The more I crawl in, around and under it the more I realize how practical, simple and rugged the engineering is. It’s not flashy or high tech, in fact there is a good chance there isn’t a single computer on this entire truck and the only electronics I could find were simple devices like the E-locker controller and switches. It’s got a very last man standing/Omega man vibe to in the same way old Military K5’s do.
You would think this would translate to a horrible interior, bereft of comfort but its not that at all. It’s not nice by any means but its simple, clean purposeful and doesn’t hinder the experience in any way.
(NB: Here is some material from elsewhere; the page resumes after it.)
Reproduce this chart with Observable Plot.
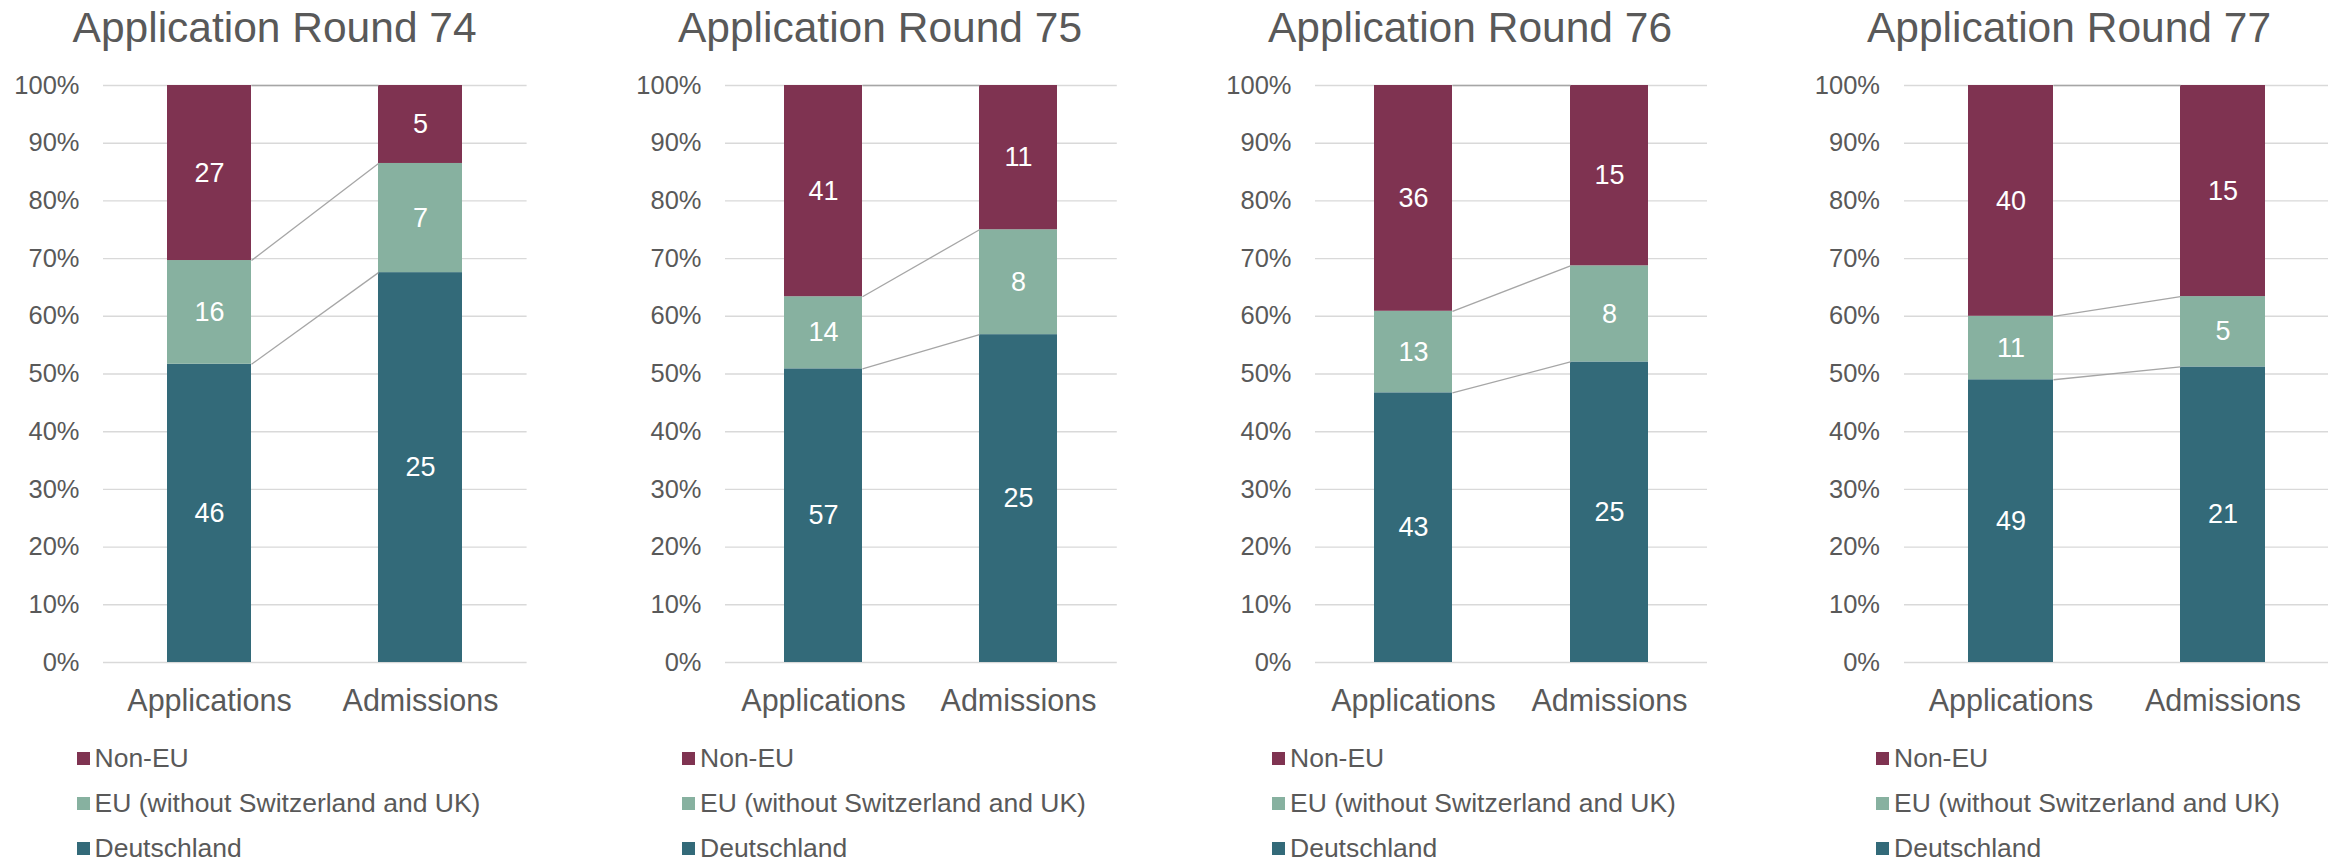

A liberal use of the Toyota parts bin is evidence that this was never meant to be as fully produced as the more traditional Land Cruisers. The HVAC controls are from 60 and even 40 series Land Cruisers, the shifter and most of the buttons on the dash including the central differential lock and rotary selector dial for the front and rear lockers are the same part numbers in my Land Cruiser. The window switches, clearly an afterthought for the civilian version, are lifted straight from the 80 series including the radius cut from where they fit in the armrest. The dash is minimalist and has a commercial box van look to it with only the bare essential gauges - Nothing more than you need.
The seat material is that airport lounge/ferry/bus stuff from the 90s in a light blue hue. Luxurious it is not which, a fact which would be no balm of comfort if you bought one new in 1996 for the equivalent of $186,000 in today’s dollars. Yes, bubble era indeed.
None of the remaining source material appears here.